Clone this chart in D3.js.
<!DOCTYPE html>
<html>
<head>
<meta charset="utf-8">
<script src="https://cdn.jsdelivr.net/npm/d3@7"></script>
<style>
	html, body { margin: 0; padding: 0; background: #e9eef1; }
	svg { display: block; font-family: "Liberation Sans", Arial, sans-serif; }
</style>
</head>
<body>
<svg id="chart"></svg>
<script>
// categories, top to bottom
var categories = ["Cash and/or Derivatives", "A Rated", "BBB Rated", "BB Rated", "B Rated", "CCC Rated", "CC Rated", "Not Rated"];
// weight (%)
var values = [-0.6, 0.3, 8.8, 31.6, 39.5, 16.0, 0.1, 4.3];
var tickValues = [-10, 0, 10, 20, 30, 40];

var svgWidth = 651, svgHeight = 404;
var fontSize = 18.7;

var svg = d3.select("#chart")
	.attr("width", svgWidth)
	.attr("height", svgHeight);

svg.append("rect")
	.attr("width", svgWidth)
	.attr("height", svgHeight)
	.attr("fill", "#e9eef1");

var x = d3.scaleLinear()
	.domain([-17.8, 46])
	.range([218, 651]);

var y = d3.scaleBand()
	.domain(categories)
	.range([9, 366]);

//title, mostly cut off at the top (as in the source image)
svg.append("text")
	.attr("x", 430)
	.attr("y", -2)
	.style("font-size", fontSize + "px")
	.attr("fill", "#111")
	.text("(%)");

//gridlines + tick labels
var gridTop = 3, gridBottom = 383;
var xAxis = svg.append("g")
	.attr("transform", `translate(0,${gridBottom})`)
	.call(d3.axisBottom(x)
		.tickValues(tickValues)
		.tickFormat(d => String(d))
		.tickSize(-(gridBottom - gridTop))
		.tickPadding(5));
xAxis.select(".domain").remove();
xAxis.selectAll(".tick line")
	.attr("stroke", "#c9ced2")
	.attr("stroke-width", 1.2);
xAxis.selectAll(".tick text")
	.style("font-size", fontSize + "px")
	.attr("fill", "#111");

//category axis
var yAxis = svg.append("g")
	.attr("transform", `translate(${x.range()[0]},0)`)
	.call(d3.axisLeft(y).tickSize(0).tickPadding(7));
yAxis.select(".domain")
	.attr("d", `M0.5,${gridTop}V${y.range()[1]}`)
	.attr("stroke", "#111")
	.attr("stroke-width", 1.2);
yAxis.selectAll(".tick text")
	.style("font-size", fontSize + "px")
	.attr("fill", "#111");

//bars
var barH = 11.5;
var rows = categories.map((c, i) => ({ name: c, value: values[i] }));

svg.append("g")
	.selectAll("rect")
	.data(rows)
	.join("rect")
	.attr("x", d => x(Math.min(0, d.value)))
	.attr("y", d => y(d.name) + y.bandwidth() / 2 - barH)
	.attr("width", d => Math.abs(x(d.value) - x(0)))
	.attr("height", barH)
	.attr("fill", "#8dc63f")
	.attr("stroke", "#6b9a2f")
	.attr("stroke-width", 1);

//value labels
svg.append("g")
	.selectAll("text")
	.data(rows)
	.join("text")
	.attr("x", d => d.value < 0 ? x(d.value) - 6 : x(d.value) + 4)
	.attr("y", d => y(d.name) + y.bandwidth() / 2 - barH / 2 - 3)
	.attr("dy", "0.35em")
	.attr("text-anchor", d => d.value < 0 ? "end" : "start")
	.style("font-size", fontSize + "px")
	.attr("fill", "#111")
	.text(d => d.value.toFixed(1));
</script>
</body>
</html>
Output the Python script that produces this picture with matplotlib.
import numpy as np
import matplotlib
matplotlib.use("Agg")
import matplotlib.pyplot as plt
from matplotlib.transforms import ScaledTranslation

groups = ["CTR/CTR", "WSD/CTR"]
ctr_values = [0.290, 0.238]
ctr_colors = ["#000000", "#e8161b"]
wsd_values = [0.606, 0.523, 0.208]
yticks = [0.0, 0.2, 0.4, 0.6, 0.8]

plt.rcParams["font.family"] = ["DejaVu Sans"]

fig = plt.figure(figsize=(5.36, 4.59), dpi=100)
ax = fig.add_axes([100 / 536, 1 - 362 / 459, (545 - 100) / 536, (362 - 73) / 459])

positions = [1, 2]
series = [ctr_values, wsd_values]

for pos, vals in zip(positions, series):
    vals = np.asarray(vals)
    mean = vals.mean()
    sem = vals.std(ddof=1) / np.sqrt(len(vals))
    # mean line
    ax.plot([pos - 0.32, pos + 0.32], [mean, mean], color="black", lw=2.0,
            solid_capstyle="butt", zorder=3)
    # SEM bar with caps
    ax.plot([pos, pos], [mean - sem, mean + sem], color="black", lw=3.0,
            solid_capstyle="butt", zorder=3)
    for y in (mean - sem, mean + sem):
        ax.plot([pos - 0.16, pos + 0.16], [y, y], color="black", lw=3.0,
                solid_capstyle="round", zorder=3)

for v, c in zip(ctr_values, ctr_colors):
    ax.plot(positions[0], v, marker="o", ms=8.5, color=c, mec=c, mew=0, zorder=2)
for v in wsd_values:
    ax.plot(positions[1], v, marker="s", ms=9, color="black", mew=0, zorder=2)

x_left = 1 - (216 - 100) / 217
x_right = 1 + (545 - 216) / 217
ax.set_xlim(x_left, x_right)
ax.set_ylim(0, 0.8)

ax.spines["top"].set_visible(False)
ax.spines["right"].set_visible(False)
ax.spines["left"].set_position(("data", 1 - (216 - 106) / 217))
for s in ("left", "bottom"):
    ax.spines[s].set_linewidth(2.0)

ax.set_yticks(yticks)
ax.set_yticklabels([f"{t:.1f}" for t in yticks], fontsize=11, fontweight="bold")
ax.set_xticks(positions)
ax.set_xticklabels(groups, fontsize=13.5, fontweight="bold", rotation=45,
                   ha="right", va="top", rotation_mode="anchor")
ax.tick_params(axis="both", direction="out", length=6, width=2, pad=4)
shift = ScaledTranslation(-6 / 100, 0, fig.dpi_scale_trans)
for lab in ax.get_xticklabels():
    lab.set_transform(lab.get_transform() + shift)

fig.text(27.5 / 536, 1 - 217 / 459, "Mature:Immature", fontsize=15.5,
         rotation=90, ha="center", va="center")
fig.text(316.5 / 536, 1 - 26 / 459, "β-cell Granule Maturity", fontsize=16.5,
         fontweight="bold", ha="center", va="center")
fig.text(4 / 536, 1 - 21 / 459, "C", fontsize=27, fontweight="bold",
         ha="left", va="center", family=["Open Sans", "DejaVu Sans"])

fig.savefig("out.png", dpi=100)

------------

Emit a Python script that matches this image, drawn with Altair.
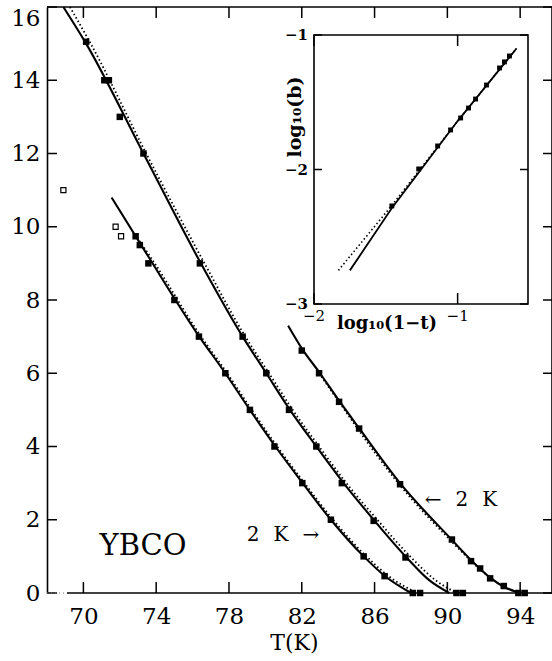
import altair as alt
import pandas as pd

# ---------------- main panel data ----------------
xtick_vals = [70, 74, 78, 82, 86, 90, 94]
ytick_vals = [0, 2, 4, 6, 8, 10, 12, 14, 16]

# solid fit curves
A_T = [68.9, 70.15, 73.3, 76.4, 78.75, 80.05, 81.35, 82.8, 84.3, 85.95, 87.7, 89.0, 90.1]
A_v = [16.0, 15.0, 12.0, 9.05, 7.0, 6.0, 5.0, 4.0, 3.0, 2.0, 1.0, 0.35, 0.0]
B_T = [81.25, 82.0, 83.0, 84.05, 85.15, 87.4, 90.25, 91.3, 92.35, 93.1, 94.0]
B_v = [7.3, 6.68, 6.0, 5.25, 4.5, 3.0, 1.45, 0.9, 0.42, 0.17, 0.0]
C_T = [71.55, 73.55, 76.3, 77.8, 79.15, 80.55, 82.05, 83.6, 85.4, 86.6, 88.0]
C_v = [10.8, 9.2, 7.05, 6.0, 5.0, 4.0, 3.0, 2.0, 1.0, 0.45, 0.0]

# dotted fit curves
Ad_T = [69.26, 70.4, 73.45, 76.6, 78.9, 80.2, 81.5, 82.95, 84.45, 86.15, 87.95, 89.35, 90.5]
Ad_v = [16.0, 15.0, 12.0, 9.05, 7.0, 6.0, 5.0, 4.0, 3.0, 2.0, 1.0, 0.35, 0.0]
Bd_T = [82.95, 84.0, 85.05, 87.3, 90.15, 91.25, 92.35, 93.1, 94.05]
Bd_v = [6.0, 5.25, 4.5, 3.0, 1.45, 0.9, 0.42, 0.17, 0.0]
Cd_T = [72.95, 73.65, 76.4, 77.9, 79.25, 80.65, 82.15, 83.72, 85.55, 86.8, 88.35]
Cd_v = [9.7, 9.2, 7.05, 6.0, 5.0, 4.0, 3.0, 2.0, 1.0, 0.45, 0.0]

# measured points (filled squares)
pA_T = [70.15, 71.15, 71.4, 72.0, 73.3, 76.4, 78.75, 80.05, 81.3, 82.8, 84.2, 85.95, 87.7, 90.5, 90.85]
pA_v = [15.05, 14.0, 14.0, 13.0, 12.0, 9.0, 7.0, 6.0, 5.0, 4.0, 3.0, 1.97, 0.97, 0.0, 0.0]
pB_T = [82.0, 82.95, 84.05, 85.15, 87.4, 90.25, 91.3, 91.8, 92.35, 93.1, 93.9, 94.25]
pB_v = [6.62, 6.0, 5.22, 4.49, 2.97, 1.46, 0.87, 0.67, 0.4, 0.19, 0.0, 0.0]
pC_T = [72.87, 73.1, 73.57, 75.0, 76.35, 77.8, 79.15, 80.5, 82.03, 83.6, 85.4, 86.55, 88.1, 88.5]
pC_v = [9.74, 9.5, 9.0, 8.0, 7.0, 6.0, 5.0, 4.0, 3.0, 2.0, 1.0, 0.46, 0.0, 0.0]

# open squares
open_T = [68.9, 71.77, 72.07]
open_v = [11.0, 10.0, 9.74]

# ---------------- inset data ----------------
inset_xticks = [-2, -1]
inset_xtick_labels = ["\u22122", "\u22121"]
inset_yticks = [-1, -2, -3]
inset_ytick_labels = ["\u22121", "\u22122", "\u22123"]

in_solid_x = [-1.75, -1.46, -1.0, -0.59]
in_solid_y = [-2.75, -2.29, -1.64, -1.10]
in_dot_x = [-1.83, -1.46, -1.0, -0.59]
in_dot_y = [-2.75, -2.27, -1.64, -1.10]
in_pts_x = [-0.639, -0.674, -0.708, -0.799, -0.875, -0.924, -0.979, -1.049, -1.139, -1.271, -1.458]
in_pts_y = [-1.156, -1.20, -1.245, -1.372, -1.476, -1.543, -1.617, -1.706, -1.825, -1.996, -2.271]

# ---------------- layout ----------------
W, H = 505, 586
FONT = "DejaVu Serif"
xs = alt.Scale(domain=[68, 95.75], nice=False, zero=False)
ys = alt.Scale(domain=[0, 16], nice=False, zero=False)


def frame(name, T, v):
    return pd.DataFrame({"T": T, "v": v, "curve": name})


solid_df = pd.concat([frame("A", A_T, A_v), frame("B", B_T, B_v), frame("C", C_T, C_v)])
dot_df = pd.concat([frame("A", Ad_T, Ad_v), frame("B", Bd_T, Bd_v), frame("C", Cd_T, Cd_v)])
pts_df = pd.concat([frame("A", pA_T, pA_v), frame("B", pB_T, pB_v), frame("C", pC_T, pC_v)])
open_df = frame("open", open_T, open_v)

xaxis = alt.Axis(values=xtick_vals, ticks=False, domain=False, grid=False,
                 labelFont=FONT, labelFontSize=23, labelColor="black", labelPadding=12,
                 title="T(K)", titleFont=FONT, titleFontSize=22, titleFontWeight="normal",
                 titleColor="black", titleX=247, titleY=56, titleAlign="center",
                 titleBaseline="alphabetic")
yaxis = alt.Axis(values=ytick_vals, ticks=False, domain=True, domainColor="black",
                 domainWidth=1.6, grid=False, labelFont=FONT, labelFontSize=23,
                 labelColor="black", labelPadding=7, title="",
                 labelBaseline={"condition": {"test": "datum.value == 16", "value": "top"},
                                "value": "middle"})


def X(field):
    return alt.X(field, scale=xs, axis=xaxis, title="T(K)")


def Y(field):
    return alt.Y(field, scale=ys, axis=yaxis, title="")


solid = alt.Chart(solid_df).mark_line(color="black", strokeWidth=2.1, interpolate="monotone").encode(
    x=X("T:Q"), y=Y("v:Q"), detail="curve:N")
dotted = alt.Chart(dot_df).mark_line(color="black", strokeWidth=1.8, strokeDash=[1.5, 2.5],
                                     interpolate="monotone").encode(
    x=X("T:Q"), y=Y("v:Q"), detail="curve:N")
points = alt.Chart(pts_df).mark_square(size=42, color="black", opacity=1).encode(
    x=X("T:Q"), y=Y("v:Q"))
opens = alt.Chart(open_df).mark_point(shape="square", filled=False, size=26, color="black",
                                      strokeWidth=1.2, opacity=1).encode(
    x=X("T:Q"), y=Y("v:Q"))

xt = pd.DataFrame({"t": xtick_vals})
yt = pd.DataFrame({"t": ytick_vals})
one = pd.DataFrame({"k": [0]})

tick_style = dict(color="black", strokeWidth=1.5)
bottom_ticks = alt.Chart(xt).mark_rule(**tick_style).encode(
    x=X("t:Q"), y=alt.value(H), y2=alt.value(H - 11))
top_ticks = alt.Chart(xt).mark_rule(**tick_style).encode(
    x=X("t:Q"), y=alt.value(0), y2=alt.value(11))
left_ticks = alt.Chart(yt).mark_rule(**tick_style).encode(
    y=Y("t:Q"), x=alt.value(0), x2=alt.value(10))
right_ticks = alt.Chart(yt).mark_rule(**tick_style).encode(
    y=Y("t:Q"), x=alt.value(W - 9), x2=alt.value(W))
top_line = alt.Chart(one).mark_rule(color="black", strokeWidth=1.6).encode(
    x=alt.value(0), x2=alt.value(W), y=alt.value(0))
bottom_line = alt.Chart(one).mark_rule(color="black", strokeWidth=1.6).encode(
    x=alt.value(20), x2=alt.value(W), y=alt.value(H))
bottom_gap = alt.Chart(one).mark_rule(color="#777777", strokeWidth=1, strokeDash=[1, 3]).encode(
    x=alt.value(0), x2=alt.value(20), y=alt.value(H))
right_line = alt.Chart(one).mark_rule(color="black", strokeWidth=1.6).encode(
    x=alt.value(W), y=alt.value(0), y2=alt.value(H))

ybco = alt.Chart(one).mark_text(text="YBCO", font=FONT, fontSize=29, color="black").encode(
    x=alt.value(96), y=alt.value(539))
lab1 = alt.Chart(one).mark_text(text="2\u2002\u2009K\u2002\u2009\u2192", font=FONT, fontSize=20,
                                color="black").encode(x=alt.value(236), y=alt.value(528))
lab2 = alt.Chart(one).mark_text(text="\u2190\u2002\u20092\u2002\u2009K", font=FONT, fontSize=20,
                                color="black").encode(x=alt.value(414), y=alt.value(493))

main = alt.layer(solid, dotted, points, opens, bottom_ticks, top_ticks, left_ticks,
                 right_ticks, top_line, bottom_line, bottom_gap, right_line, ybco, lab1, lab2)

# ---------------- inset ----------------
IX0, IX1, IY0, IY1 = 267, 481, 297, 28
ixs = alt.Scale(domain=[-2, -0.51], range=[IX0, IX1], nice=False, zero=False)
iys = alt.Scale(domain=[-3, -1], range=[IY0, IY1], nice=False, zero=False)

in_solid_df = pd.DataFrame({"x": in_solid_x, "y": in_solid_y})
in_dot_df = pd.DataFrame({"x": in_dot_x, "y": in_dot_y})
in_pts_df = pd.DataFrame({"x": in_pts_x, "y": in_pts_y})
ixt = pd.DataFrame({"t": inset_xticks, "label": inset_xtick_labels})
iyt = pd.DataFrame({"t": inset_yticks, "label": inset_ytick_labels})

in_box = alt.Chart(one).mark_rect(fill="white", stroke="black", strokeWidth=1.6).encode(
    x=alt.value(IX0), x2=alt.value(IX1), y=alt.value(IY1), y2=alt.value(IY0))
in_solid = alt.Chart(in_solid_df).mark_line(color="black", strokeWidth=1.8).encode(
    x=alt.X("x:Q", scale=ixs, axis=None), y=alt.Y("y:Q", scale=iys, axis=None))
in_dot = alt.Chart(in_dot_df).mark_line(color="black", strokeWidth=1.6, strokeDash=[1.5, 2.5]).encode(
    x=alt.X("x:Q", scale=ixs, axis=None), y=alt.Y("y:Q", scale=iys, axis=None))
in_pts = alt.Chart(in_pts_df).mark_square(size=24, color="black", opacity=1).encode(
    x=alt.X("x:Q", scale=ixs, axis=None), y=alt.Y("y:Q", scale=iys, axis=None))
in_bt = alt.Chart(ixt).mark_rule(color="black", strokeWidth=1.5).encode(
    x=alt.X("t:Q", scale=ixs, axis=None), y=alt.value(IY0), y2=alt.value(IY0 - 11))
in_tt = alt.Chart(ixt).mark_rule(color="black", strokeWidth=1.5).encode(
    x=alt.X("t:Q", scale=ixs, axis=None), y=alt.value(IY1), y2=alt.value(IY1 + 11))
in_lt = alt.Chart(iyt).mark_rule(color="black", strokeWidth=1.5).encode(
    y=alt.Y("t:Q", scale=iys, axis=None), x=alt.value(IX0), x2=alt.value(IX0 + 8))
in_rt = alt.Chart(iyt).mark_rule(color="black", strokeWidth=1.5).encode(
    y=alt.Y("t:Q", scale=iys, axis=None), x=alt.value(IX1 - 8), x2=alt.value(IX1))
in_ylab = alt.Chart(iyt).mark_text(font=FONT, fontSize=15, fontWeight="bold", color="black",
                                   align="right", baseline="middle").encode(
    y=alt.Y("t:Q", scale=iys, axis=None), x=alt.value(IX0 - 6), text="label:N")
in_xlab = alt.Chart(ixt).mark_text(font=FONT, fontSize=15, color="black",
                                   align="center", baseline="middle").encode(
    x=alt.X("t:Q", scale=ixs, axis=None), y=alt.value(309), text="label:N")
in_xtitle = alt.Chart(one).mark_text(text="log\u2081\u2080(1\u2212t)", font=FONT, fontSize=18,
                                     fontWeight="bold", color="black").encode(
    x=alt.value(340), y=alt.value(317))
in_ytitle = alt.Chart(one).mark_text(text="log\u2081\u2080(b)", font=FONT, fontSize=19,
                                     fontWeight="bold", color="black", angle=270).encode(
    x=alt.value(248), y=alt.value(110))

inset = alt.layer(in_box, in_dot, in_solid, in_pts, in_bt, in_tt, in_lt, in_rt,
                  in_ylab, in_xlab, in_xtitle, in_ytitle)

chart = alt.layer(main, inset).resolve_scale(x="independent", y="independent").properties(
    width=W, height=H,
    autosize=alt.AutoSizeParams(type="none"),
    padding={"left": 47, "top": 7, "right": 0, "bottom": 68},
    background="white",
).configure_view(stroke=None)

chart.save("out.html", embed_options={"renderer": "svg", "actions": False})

------------

• What to do
Track down every line holding the string "with" and copy it.

• The response
Output the Python script that produces this picture with matplotlib.
    # SEM bar with caps
Emit a Python script that matches this image, drawn with Altair.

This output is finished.